Picking the best cold wallet ledger vs trezor isn’t about vibes—it’s about threat models, recovery ergonomics, and how you actually move crypto day to day. Both are solid hardware wallets, but they fail differently under pressure, and that’s what matters.
What “best” means for a cold wallet (threat model first)
A cold wallet’s job is simple: keep private keys off internet-connected devices and make signing transactions hard to mess with. The “best” choice depends on which risks you prioritize:
- Remote malware on your laptop/phone: Hardware wallets help, but you still must verify addresses on-device.
- Supply-chain tampering: Packaging, device authenticity checks, and buying from reputable sources matter.
- Seed phrase exposure: The #1 reason people lose funds. If your seed is compromised, it’s game over.
- User error under time pressure: Stress makes people click the wrong network, approve the wrong address, or store a seed poorly.
Hardware wallets reduce online attack surface, but they don’t eliminate human mistakes. If you use exchanges like Coinbase or Binance for on/off ramps, a cold wallet is what stops “exchange account compromised” from becoming “life savings gone.”
Ledger vs Trezor: security model differences that actually matter
Here’s the opinionated summary: Ledger tends to optimize for hardened hardware isolation; Trezor tends to optimize for transparency and auditability.
Ledger (typical strengths)
- Often uses a secure element approach: sensitive operations are isolated in dedicated hardware.
- Strong track record in mainstream usage; broad coin/app support.
- Generally polished UX for installing apps and managing multiple assets.
Trezor (typical strengths)
- Emphasis on open-source philosophy (firmware and ecosystem components), which some security-minded users prefer for verifiability.
- Straightforward onboarding and recovery flows.
- Strong community scrutiny; fewer “black box” concerns for people who value inspectability.
The trade-off in plain language
- If you’re worried about physical extraction (someone steals the device and tries to break into it), secure-element designs can be appealing.
- If you’re worried about trusting opaque components, open-source leaning designs can be appealing.
No matter which you choose, the real security boundary is the seed phrase.
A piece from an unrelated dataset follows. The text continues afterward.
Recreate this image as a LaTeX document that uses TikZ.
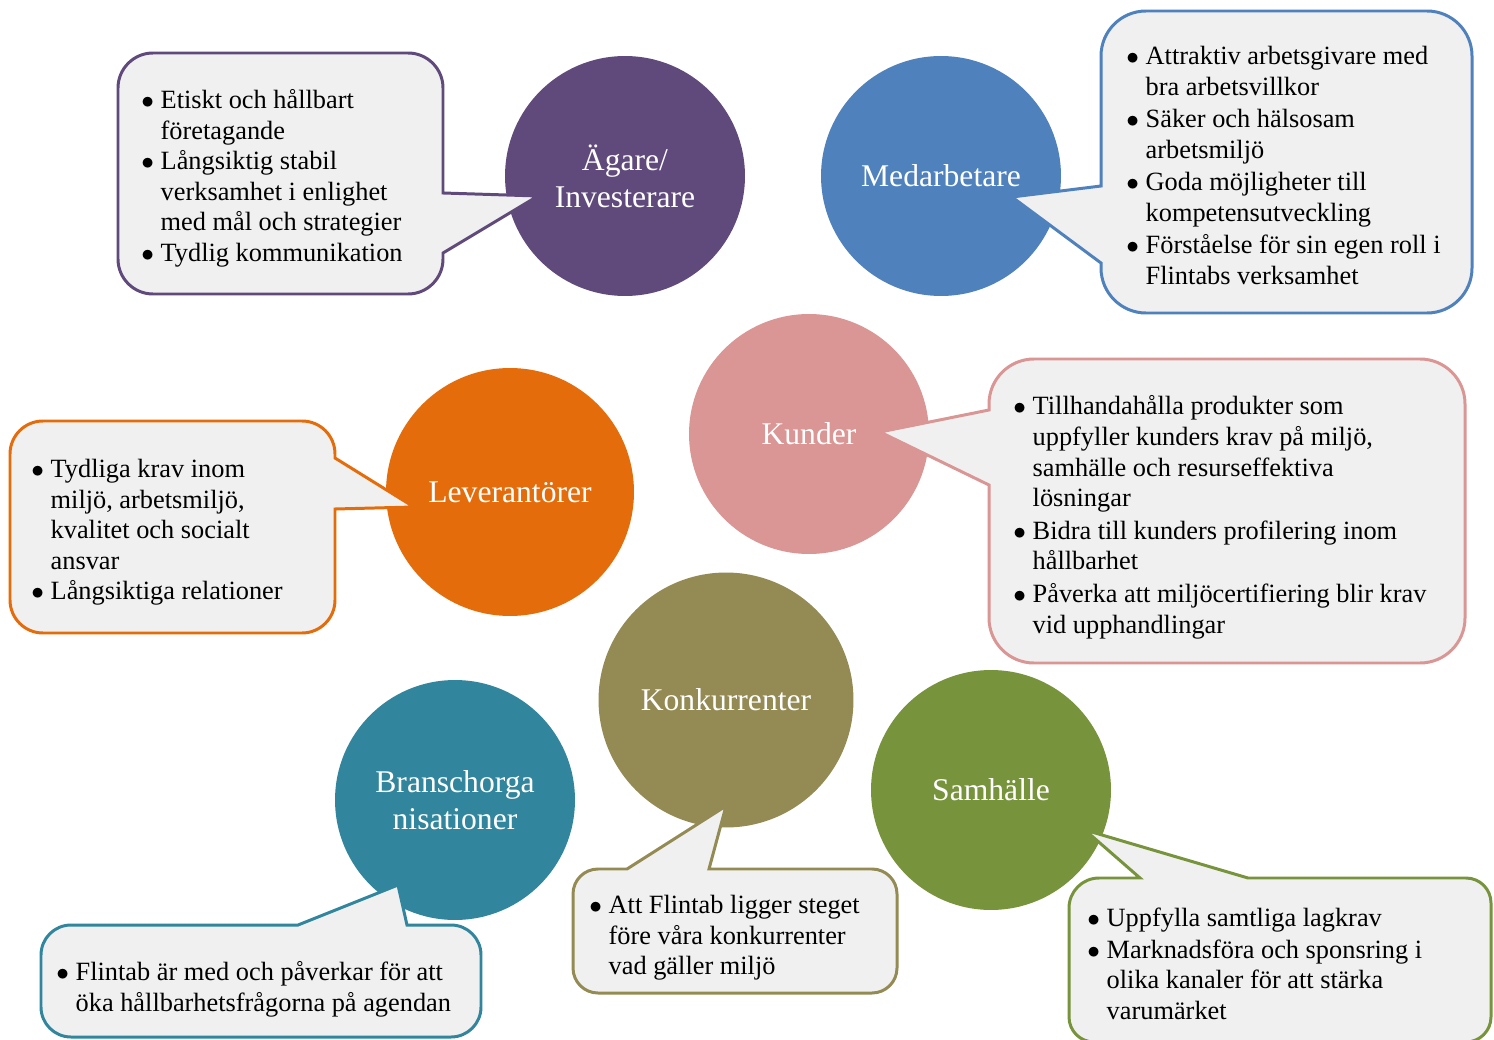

If you type your seed into a website, store it in cloud notes, or take a photo of it, you’ve undone the entire point of a cold wallet.
Usability: where people lose money (and how to avoid it)
Most losses aren’t from Hollywood hacking—they’re from rushed actions:
- Not verifying the receive address on-device (clipboard malware swaps it).
- Sending on the wrong network (e.g., confusing chains/tokens).
- Approving a malicious transaction (blind signing / unclear contract prompts).
Practical heuristics I recommend:
- Do small “canary” transfers first (e.g., $5–$20), then the real amount.
- Use address whitelists where available, and maintain your own “known-good” address list.
- Keep firmware updated, but only after you verify you still have your seed phrase correctly stored.
If you use Kraken (or any exchange) for withdrawals, treat your first withdrawal to a new address like a deployment: test, verify, then scale.
Actionable example: safe withdrawal workflow (copy/paste checklist)
Use this as a repeatable runbook whenever you withdraw from an exchange to a hardware wallet.
Cold Wallet Withdrawal Runbook
1) On hardware wallet:
- Open the asset app (e.g., BTC/ETH)
- Display “Receive” address on-device
2) On computer/phone:
- Paste address into exchange withdrawal form
- Compare first/last 6 chars with the address shown on-device
- If mismatch: STOP (possible malware or wrong account)
3) Send a canary transaction:
- Amount: minimal
- Network: explicitly confirm (don’t rely on defaults)
4) Verify confirmation:
- Confirm on a block explorer using TXID (not just exchange UI)
5) Send full amount:
- Repeat address check on-device
- Consider splitting into 2–3 withdrawals for very large amounts
6) Post-transfer:
- Record TXIDs and destination label in your notes (offline preferred)
This workflow sounds tedious, but it’s cheaper than learning about clipboard hijackers after the fact.
So which is the best cold wallet: Ledger or Trezor?
My take:
- Choose Ledger if you want a mature ecosystem, broad asset support, and you like the idea of stronger hardware isolation for keys.
- Choose Trezor if you value transparency, open-source leaning tooling, and a simpler “trust but verify” story.
Either way, you should budget time (not just money) for:
- A seed backup strategy (steel backup if you’re serious)
- Practicing a recovery drill (with a spare device or in a controlled way)
- A plan for what happens if you lose the device while traveling
In the real world, many people keep a small “hot” balance for spending and a larger cold balance for savings. If you occasionally pay merchants or invoices, tools like BitPay can sit on top of that workflow—just keep your long-term holdings in cold storage and only move what you intend to spend.
The best cold wallet isn’t the one with the loudest marketing. It’s the one you’ll use correctly every time, even when you’re tired, in a hurry, or moving funds during a market panic.